I only got to see or hear about dad in “Sergeant Major” mode a few times. In one such, he asked me to speak to my friend Paul, who had wandered onto the Currie Barracks parade square thinking it was a parking lot. From what Paul said, he spotted my father looking at him across the pavement and immediately retreated and went around. Not a word was spoken.

Another time, on that same parade square, I witnessed an exchange that went something like this:

“Excuse me, Lieutenant.”
“Yes, Sergeant-Major?”
“Sir, I see you’re in a bit of a hurry, and you cut the corner of the parade square, sir.”
“Yes, Sergeant-Major.”
“Sir, I think you might not want to do that again, and I think eight laps will help you remember.”
“Yes, Sergeant-Major.”

Dad lived a musical life, unhindered by his near-total inability to hold a note or carry a tune. He tended to remember fragments rather than songs, but that didn’t stop him singing them. On their honeymoon he serenaded my mother across the country – BC to Nova Scotia – with “You get power by the hour with McCulloch chain saws.” If you needed to find him while he was busy all you had to do was listen for the “Doo, doo-da-doo-doo doo dooo” that he would hum to himself or others when the mood took him. And in quiet moments around the house, we would often hear, “Dear, you know I’m getting older; silver hairs among the golder.” When he couldn’t remember the words or tune of a song, the missing parts would be filled in with “Loo loo …” to whatever tune he could think of, which often wasn’t that of the original song.

Even though he had a falsetto that wasn’t very false and a gravelly voice that would half-growl the smooth tones of Hank Snow, he managed a stirring rendition of “Oh Lord, It’s Hard To Be Humble” at my grandparents 50th wedding anniversary. With a little help from his friends.

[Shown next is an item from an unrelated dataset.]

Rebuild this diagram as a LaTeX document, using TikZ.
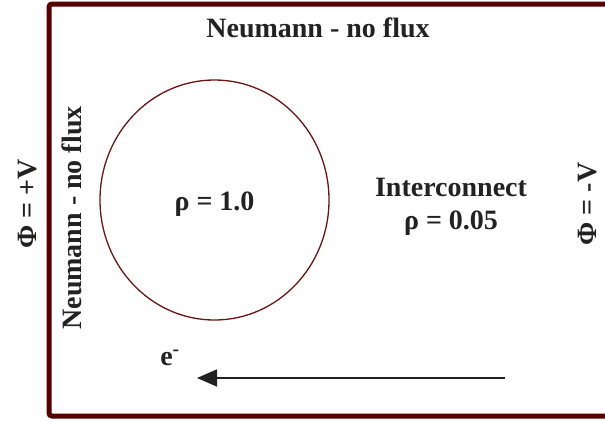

And in case you think it stopped there, just a few years ago while he was undergoing surgery for prostate cancer, he serenaded the operating room staff with “I’ve been working on the railroad”. Doctor Donnelly asked him later if he ever got that railroad done.

But what I remember most is that, in all the years I was at home and all the years since, whenever my Dad left the house he would, if at all possible, give my mother a kiss goodbye. And we he returned, another kiss. It was this simple acknowledgement of the love they shared for all those years that is the memory I will hold onto for the rest of my life.